I'm trying to scrape some data from a google search following this guide. Running the following in a simple Node.js script works:
const axios = require("axios");
const getGymOperatingHours = async (search) =>
axios
.get(`https://www.google.com/search?q=${search}&gl=sg&hl=en`, {
headers: {
"User-Agent":
'Mozilla/5.0 (Macintosh; Intel Mac OS X 10_15_7) AppleWebKit/537.36 (KHTML, like Gecko) Chrome/101.0.4951.64 Safari/537.36 Edg/101.0.1210.47',
},
})
.then(({ data }) => {
//process data
});
});
However, doing the exact same thing in my React app yields some errors: (viewed on my Google Chrome browser)

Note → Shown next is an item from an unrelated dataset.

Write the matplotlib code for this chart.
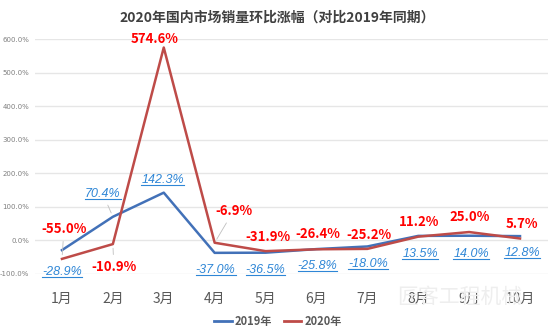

xhr.js:164 Refused to set unsafe header "User-Agent"
With and without trying to set the header also yields this error:
Access to XMLHttpRequest at 'https://www.google.com/search?q=Ark%20Bloc&gl=sg&hl=en' from origin 'http://localho.st:3000' has been blocked by CORS policy: No 'Access-Control-Allow-Origin' header is present on the requested resource.
However, certain URLs work fine, like this one:
export const getGymOperatingHours = async (name: string) => {
return (
axios
.get(`https://static.wixstatic.com/media/04ac92_ab3411c5de584541aa237c4cf2a82093~mv2.jpg/v1/fill/w_2880,h_1196,al_c,q_90,usm_0.66_1.00_0.01,enc_auto/04ac92_ab3411c5de584541aa237c4cf2a82093~mv2.jpg`)
.then(({ data }) => {
//process data
})
);
};
I tried using both http://localhost:3000
and http://localho.st:3000
as per this thread, but frankly I completely don't understand any of this to know what I'm doing.
Is this CORS thing something on Google's side (and most other sites I tried) that's blocking requests from domains named localhost:3000
? Is setting User-Agent
in the header supposed to be a workaround for this, in which case I should try to figure out how to set the header?